== Stated problem ==
Nothing but the lines from the top of the data to the line holding "(title) at (-28,12)" should be printed, word for word and both ends included; leave the pictures out.

== Dataset section ==
--------
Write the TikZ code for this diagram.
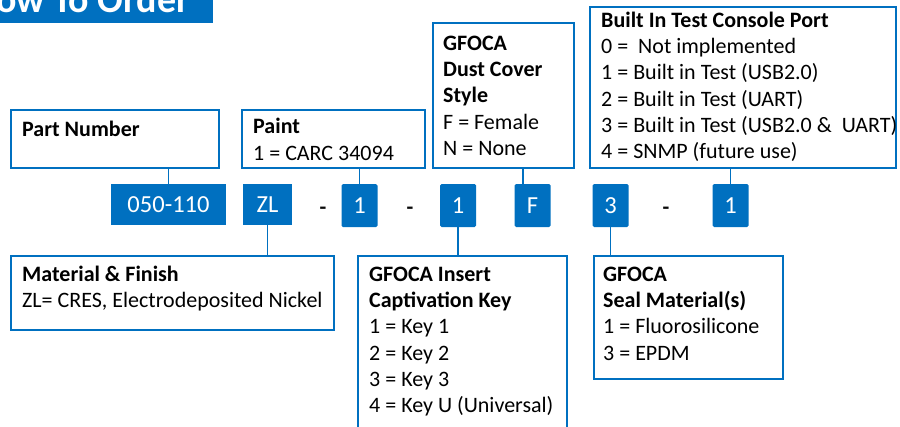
\documentclass[tikz,border=0pt]{standalone}
\usepackage{fontspec}
\setmainfont{Carlito}
\usetikzlibrary{fit}
\definecolor{orderblue}{RGB}{  0,112,192}
\definecolor{joinercol}{RGB}{ 10, 10, 10}
\tikzset{
  %% Outlined description card
  infobox/.style={
    draw=orderblue, line width=2.6pt,
    inner sep=0pt, outer sep=0pt
  },
  %% Text block in a card (first baseline fixed by a strut)
  cardtext/.style={
    anchor=north west, align=left, inner sep=0pt,
    font=\fontsize{22}{26.3}\selectfont
  },
  %% Filled code field
  codebox/.style={
    fill=orderblue, text=white, inner sep=0pt, outer sep=0pt,
    font=\fontsize{24.5}{27}\selectfont, minimum height=41pt
  },
  codechar/.style={
    codebox, rounded corners=1.5pt,
    minimum width=36pt, minimum height=43pt
  },
  joiner/.style={font=\fontsize{22}{26}\selectfont\bfseries,
    text=joinercol, inner sep=0pt},
  link/.style={draw=orderblue, line width=1.8pt},
  banner/.style={fill=orderblue, inner sep=0pt, outer sep=0pt},
  bannertitle/.style={anchor=base west, inner sep=0pt, text=white,
    font=\fontsize{38}{41}\selectfont\bfseries},
}

\begin{document}
\begin{tikzpicture}[x=1pt, y=-1pt]

  \useasboundingbox (0,0) rectangle (900,426);
  \clip (0,0) rectangle (900,426);

  %% ══════════════════════════════════════════════════════════════════
  %%  TITLE BANNER (cut by the page edge)
  %% ══════════════════════════════════════════════════════════════════
  \node[banner, fit={(-6,-6) (213,23)}] (bannerbox) {};
  \node[bannertitle] (title) at (-28,12) {How To Order};

  %% ══════════════════════════════════════════════════════════════════
  %%  CODE ROW
  %% ══════════════════════════════════════════════════════════════════
  \node[codebox, minimum width=115pt] (pnum)   at (168.5,204.5) {050-110};
  \node[codebox, minimum width=49pt]  (finish) at (267.5,204.5) {ZL};
  \node[codechar] (paintcode) at (359.5,205.5) {1};
  \node[codechar] (keycode)   at (458,205.5)   {1};
  \node[codechar] (dustcode)  at (532.5,205.5) {F};
  \node[codechar] (sealcode)  at (610.5,205.5) {3};
  \node[codechar] (bitcode)   at (730.5,205.5) {1};

  %% Separators
  \node[joiner] (joina) at (323,210.5) {-};
  \node[joiner] (joinb) at (410,210.5) {-};
  \node[joiner] (joinc) at (666,210.5) {-};

  %% ══════════════════════════════════════════════════════════════════
  %%  UPPER CARDS
  %% ══════════════════════════════════════════════════════════════════
  \node[infobox, fit={(11,110) (219,168)}] (pncard) {};
  \node[cardtext] (pntext) at ([shift={(11,7.6)}]pncard.north west)
        {\strut\textbf{Part Number}};

  \node[infobox, fit={(242,110) (425,168)}] (paintcard) {};
  \node[cardtext] (painttext) at ([shift={(11,5.1)}]paintcard.north west)
        {\strut\textbf{Paint}\\1 = CARC 34094};

  \node[infobox, fit={(433,23) (574,168)}] (dustcard) {};
  \node[cardtext] (dusttext) at ([shift={(10,8.6)}]dustcard.north west)
        {\strut\textbf{GFOCA}\\\textbf{Dust Cover}\\\textbf{Style}\\
         F = Female\\N = None};

  \node[infobox, fit={(590,7) (896,168)}] (bitcard) {};
  \node[cardtext] (bittext) at ([shift={(11,1.6)}]bitcard.north west)
        {\strut\textbf{Built In Test Console Port}\\
         0 =~~Not implemented\\
         1 = Built in Test (USB2.0)\\
         2 = Built in Test (UART)\\
         3 = Built in Test (USB2.0 \&~~UART)\\
         4 = SNMP (future use)};

  %% ══════════════════════════════════════════════════════════════════
  %%  LOWER CARDS
  %% ══════════════════════════════════════════════════════════════════
  \node[infobox, fit={(11,256) (334,330)}] (matcard) {};
  \node[cardtext] (mattext) at ([shift={(11,6.6)}]matcard.north west)
        {\strut\textbf{Material \& Finish}\\ZL= CRES, Electrodeposited Nickel};

  \node[infobox, fit={(358,256) (567,445)}] (keycard) {};
  \node[cardtext] (keytext) at ([shift={(11,6.6)}]keycard.north west)
        {\strut\textbf{GFOCA Insert}\\\textbf{Captivation Key}\\
         1 = Key 1\\2 = Key 2\\3 = Key 3\\4 = Key U (Universal)};

  \node[infobox, fit={(594,256) (783,379)}] (sealcard) {};
  \node[cardtext] (sealtext) at ([shift={(9,6.6)}]sealcard.north west)
        {\strut\textbf{GFOCA}\\\textbf{Seal Material(s)}\\
         1 = Fluorosilicone\\3 = EPDM};

  %% ══════════════════════════════════════════════════════════════════
  %%  CONNECTORS
  %% ══════════════════════════════════════════════════════════════════
  \coordinate (dustdrop) at ([xshift=-9.5pt]dustcode.north);

  \draw[link] (pnum.north)      -- (pnum.north |- pncard.south);
  \draw[link] (paintcode.north) -- (paintcode.north |- paintcard.south);
  \draw[link] (dustdrop)        -- (dustdrop |- dustcard.south);
  \draw[link] (bitcode.north)   -- (bitcode.north |- bitcard.south);
  \draw[link] (finish.south)    -- (finish.south |- matcard.north);
  \draw[link] (keycode.south)   -- (keycode.south |- keycard.north);
  \draw[link] (sealcode.south)  -- (sealcode.south |- sealcard.north);

\end{tikzpicture}
\end{document}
--------
== Correct output ==
Write the TikZ code for this diagram.
\documentclass[tikz,border=0pt]{standalone}
\usepackage{fontspec}
\setmainfont{Carlito}
\usetikzlibrary{fit}
\definecolor{orderblue}{RGB}{  0,112,192}
\definecolor{joinercol}{RGB}{ 10, 10, 10}
\tikzset{
  %% Outlined description card
  infobox/.style={
    draw=orderblue, line width=2.6pt,
    inner sep=0pt, outer sep=0pt
  },
  %% Text block in a card (first baseline fixed by a strut)
  cardtext/.style={
    anchor=north west, align=left, inner sep=0pt,
    font=\fontsize{22}{26.3}\selectfont
  },
  %% Filled code field
  codebox/.style={
    fill=orderblue, text=white, inner sep=0pt, outer sep=0pt,
    font=\fontsize{24.5}{27}\selectfont, minimum height=41pt
  },
  codechar/.style={
    codebox, rounded corners=1.5pt,
    minimum width=36pt, minimum height=43pt
  },
  joiner/.style={font=\fontsize{22}{26}\selectfont\bfseries,
    text=joinercol, inner sep=0pt},
  link/.style={draw=orderblue, line width=1.8pt},
  banner/.style={fill=orderblue, inner sep=0pt, outer sep=0pt},
  bannertitle/.style={anchor=base west, inner sep=0pt, text=white,
    font=\fontsize{38}{41}\selectfont\bfseries},
}

\begin{document}
\begin{tikzpicture}[x=1pt, y=-1pt]

  \useasboundingbox (0,0) rectangle (900,426);
  \clip (0,0) rectangle (900,426);

  %% ══════════════════════════════════════════════════════════════════
  %%  TITLE BANNER (cut by the page edge)
  %% ══════════════════════════════════════════════════════════════════
  \node[banner, fit={(-6,-6) (213,23)}] (bannerbox) {};
  \node[bannertitle] (title) at (-28,12) {How To Order};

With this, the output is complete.